Darwin’s work was also shaped by the presence of the anima, the archetype that drew him back to the same questions even when he tried to set them aside. His fascination with the natural world, his patience in observing small variations, and his steady return to the problem of how species change suggest that the anima oriented him toward what felt deeply meaningful. The theory grew from an imaginative current within him, an anima quality that kept pointing him toward a truth he sensed long before he dared to bring it fully into the open.
Darwin also struggled with the presence of the shadow, the part of the psyche that carries impulses and insights that do not sit comfortably within the rules we have learned to follow. His theory held a disruptive force that challenged the conservative assumptions of his time, and during the years of hesitation he kept this shadow material at a distance, aware of its power yet wary of the consequences it might bring.
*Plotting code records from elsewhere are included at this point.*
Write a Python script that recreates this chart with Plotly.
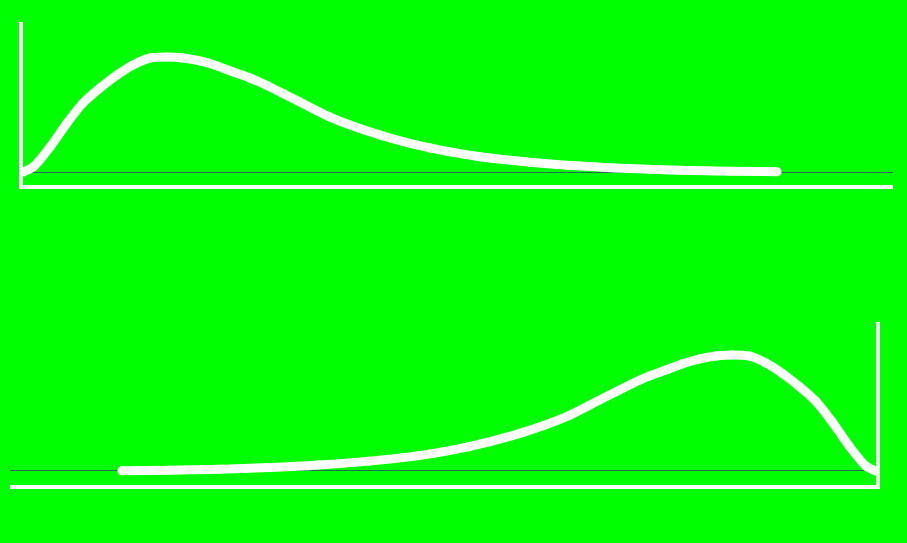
import plotly.graph_objects as go

# curve (same shape, mirrored in the lower panel)
x_vals = [0.00, 0.10, 0.27, 0.44, 0.60, 0.77, 0.94, 1.10, 1.27, 1.44, 1.60,
          1.77, 1.94, 2.10, 2.27, 2.44, 2.60, 2.77, 3.07, 3.57, 4.07, 4.57,
          5.07, 5.57, 6.07, 6.57, 7.07, 7.54]
density = [0.00, 0.043, 0.217, 0.426, 0.600, 0.730, 0.843, 0.930, 0.991, 1.000,
           0.991, 0.965, 0.922, 0.870, 0.817, 0.752, 0.683, 0.609, 0.478, 0.322,
           0.209, 0.132, 0.085, 0.052, 0.030, 0.015, 0.007, 0.002]

GREEN = '#00ff00'
BASE = '#1f7050'

fig = go.Figure()

curve_style = dict(
    mode='lines+markers',
    line=dict(color='white', width=9, shape='spline', smoothing=0.8),
    marker=dict(color='white', size=9),
    showlegend=False,
    hoverinfo='skip',
)

fig.add_trace(go.Scatter(x=x_vals, y=density, xaxis='x', yaxis='y', **curve_style))
fig.add_trace(go.Scatter(x=x_vals, y=density, xaxis='x2', yaxis='y2', **curve_style))

axis_common = dict(showgrid=False, showticklabels=False, ticks='',
                   showline=True, linecolor='white', linewidth=4)

fig.update_layout(
    width=907,
    height=543,
    margin=dict(l=0, r=0, t=0, b=0),
    paper_bgcolor=GREEN,
    plot_bgcolor=GREEN,
    xaxis=dict(domain=[0.0254, 0.9846], range=[0, 8.70], anchor='y',
               zeroline=False, **axis_common),
    yaxis=dict(domain=[0.6593, 0.9595], range=[-0.113, 1.304], anchor='x',
               zeroline=True, zerolinecolor=BASE, zerolinewidth=1, **axis_common),
    xaxis2=dict(domain=[0.011, 0.9658], range=[8.66, 0], anchor='y2',
                zeroline=False, **axis_common),
    yaxis2=dict(domain=[0.1068, 0.407], range=[-0.121, 1.284], anchor='x2',
                side='right', zeroline=True, zerolinecolor=BASE, zerolinewidth=1,
                **axis_common),
)

# drop the default page margin so the green fills the window
fig.write_html("out.html", config={'displayModeBar': False},
               post_script="document.body.style.margin='0';")
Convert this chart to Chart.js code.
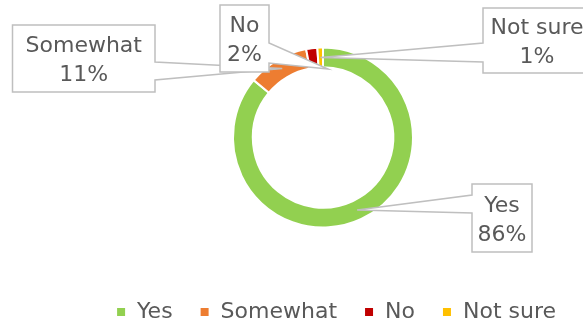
<!DOCTYPE html>
<html>
<head>
<meta charset="utf-8">
<title>Survey doughnut</title>
<script src="https://cdn.jsdelivr.net/npm/chart.js"></script>
<style>
  html, body { margin: 0; padding: 0; background: #ffffff; overflow: hidden; }
  #wrap { width: 583px; height: 326px; overflow: hidden; }
  canvas { display: block; }
</style>
</head>
<body>
<div id="wrap">
  <canvas id="myChart" width="583" height="333"></canvas>
</div>
<script>
// Donnees du graphique
var answerLabels = ["Yes", "Somewhat", "No", "Not sure"];
var answerShares = [86, 11, 2, 1];
var answerColors = ["#92D050", "#ED7D31", "#C00000", "#FFC000"];

// Position des bulles d'etiquettes, relative au centre de l'anneau
// side = cote de la bulle d'ou part la pointe, w1/w2 = debut/fin de la pointe sur ce cote
var calloutBoxes = [
  { dx: 149, dy: 46.5, w: 60, h: 68, side: "left", w1: 11, w2: 29 },
  { dx: -310.5, dy: -112.5, w: 142.5, h: 67, side: "right", w1: 37, w2: 55 },
  { dx: -103, dy: -132.5, w: 49, h: 67, side: "right", w1: 38, w2: 58, tip: [5, -68.5] },
  { dx: 160, dy: -129.5, w: 108, h: 65, side: "left", w1: 35, w2: 54 }
];

var textColor = "#595959";
var fontFamily = "'DejaVu Sans', sans-serif";

// Dessine les bulles avec pointe vers chaque segment
var calloutPlugin = {
  id: "callouts",
  afterDatasetsDraw: function (chart) {
    var ctx = chart.ctx;
    var meta = chart.getDatasetMeta(0);
    var cx = meta.data[0].x;
    var cy = meta.data[0].y;

    meta.data.forEach(function (arc, i) {
      var box = calloutBoxes[i];
      var left = cx + box.dx, top = cy + box.dy;
      var right = left + box.w, bottom = top + box.h;
      var tip = arc.tooltipPosition();
      if (box.tip) {
        tip = { x: cx + box.tip[0], y: cy + box.tip[1] };
      }

      ctx.save();
      ctx.beginPath();
      ctx.moveTo(left, top);
      ctx.lineTo(right, top);
      if (box.side === "right") {
        ctx.lineTo(right, top + box.w1);
        ctx.lineTo(tip.x, tip.y);
        ctx.lineTo(right, top + box.w2);
      }
      ctx.lineTo(right, bottom);
      ctx.lineTo(left, bottom);
      if (box.side === "left") {
        ctx.lineTo(left, top + box.w2);
        ctx.lineTo(tip.x, tip.y);
        ctx.lineTo(left, top + box.w1);
      }
      ctx.closePath();
      ctx.fillStyle = "#ffffff";
      ctx.fill();
      ctx.lineWidth = 1.5;
      ctx.strokeStyle = "#BFBFBF";
      ctx.lineJoin = "miter";
      ctx.stroke();

      // texte sur deux lignes
      ctx.fillStyle = textColor;
      ctx.font = "22px " + fontFamily;
      ctx.textAlign = "center";
      ctx.textBaseline = "alphabetic";
      var mid = (left + right) / 2;
      var midY = (top + bottom) / 2;
      ctx.fillText(answerLabels[i], mid, midY - 6.5);
      ctx.fillText(answerShares[i] + "%", mid, midY + 22.5);
      ctx.restore();
    });
  }
};

var ctx = document.getElementById("myChart").getContext("2d");
var surveyChart = new Chart(ctx, {
  type: "doughnut",
  data: {
    labels: answerLabels,
    datasets: [{
      data: answerShares,
      backgroundColor: answerColors,
      borderColor: "#ffffff",
      borderWidth: 2
    }]
  },
  options: {
    responsive: false,
    animation: false,
    radius: 90,
    cutout: "78%",
    layout: {
      padding: { left: 63, right: 0, top: 1, bottom: 0 }
    },
    plugins: {
      legend: {
        position: "bottom",
        align: "end",
        labels: {
          color: textColor,
          font: { family: fontFamily, size: 22 },
          boxWidth: 10,
          boxHeight: 10,
          padding: 27
        }
      },
      tooltip: { enabled: false }
    }
  },
  plugins: [calloutPlugin]
});
</script>
</body>
</html>
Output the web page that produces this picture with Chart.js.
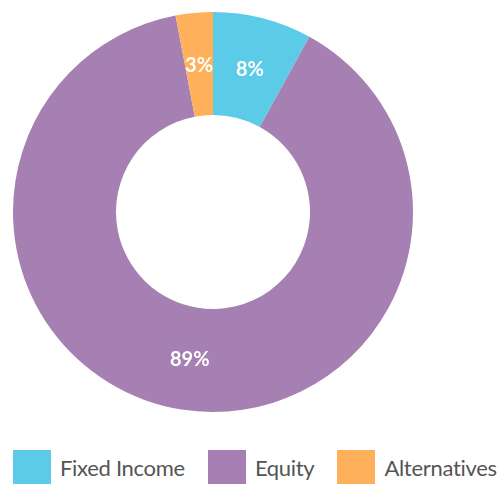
<!DOCTYPE html>
<html>
<head>
<meta charset="utf-8">
<script src="https://cdn.jsdelivr.net/npm/chart.js@4.4.1/dist/chart.umd.min.js"></script>
<style>
  html, body { margin: 0; padding: 0; background: #fff; }
  #wrap { position: relative; width: 497px; height: 485px; overflow: hidden; }
  #chartBox { position: absolute; left: 13px; top: 12px; width: 400px; height: 400px; }
  #legend { position: absolute; left: 13px; top: 450px; width: 520px; display: flex; white-space: nowrap; font-family: Lato, sans-serif; font-size: 22px; letter-spacing: -0.3px; color: #555; }
  .item { display: flex; align-items: center; margin-right: 23px; flex: none; }
  .box { width: 38px; height: 34px; margin-right: 9px; }
</style>
</head>
<body>
<div id="wrap">
  <div id="chartBox"><canvas id="pie"></canvas></div>
  <div id="legend"></div>
</div>
<script>
// dados
const labels = ['Fixed Income', 'Equity', 'Alternatives'];
const values = [8, 89, 3];
const colors = ['#5bcbe7', '#a680b2', '#ffb05a'];

// etiquetas de percentagem no anel
const pctLabels = {
  id: 'pctLabels',
  afterDatasetsDraw(chart) {
    const ctx = chart.ctx;
    const meta = chart.getDatasetMeta(0);
    ctx.save();
    ctx.fillStyle = '#fff';
    ctx.font = 'bold 20px Lato, sans-serif';
    ctx.textAlign = 'center';
    ctx.textBaseline = 'middle';
    meta.data.forEach((arc, i) => {
      const p = arc.getCenterPoint();
      ctx.fillText(values[i] + '%', p.x, p.y + 1);
    });
    ctx.restore();
  }
};

new Chart(document.getElementById('pie'), {
  type: 'doughnut',
  data: {
    labels: labels,
    datasets: [{
      data: values,
      backgroundColor: colors,
      borderWidth: 0
    }]
  },
  options: {
    responsive: true,
    maintainAspectRatio: false,
    animation: false,
    cutout: '48.5%',
    layout: { padding: 0 },
    plugins: {
      legend: { display: false },
      tooltip: { enabled: false }
    }
  },
  plugins: [pctLabels]
});

// legenda
const legend = document.getElementById('legend');
labels.forEach((l, i) => {
  legend.innerHTML += `<div class="item"><div class="box" style="background:${colors[i]}"></div><span>${l}</span></div>`;
});
</script>
</body>
</html>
The shadow pushes against what has become too rigid, and Darwin’s long avoidance shows how difficult it can be to let this energy into consciousness when the stakes feel high.
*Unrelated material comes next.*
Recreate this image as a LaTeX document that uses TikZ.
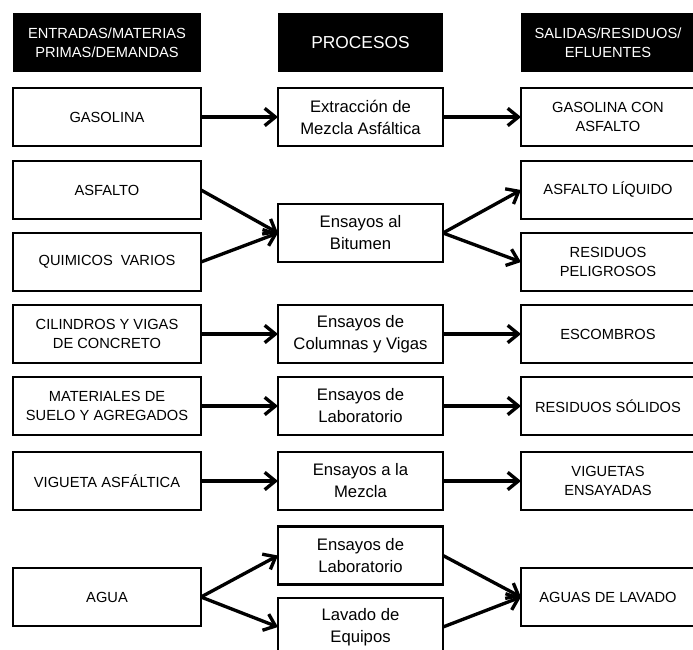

The arrival of Alfred Russel Wallace can be seen as a moment of synchronicity, a meaningful coincidence that forced Darwin to confront what he had been postponing. Jung often described such moments as catalysts that move a person toward individuation, and Wallace’s appearance served exactly that role, making it impossible for Darwin to continue repressing the part of himself that had been waiting to emerge.
Darwin’s eventual decision to publish reflects a movement toward greater psychological integration by allowing the anima’s creative impulse and the shadow’s disruptive energy to enter consciousness, accepting that the truth he carried needed to be expressed despite the discomfort it brought.
The lesson we can draw from this is that avoidance often signals the presence of something psychologically significant—something that belongs to us but has not yet been integrated. When we finally turn toward what we have been avoiding, we integrate previously separated parts of the psyche, and in doing so, we move toward a more authentic and expansive version of ourselves.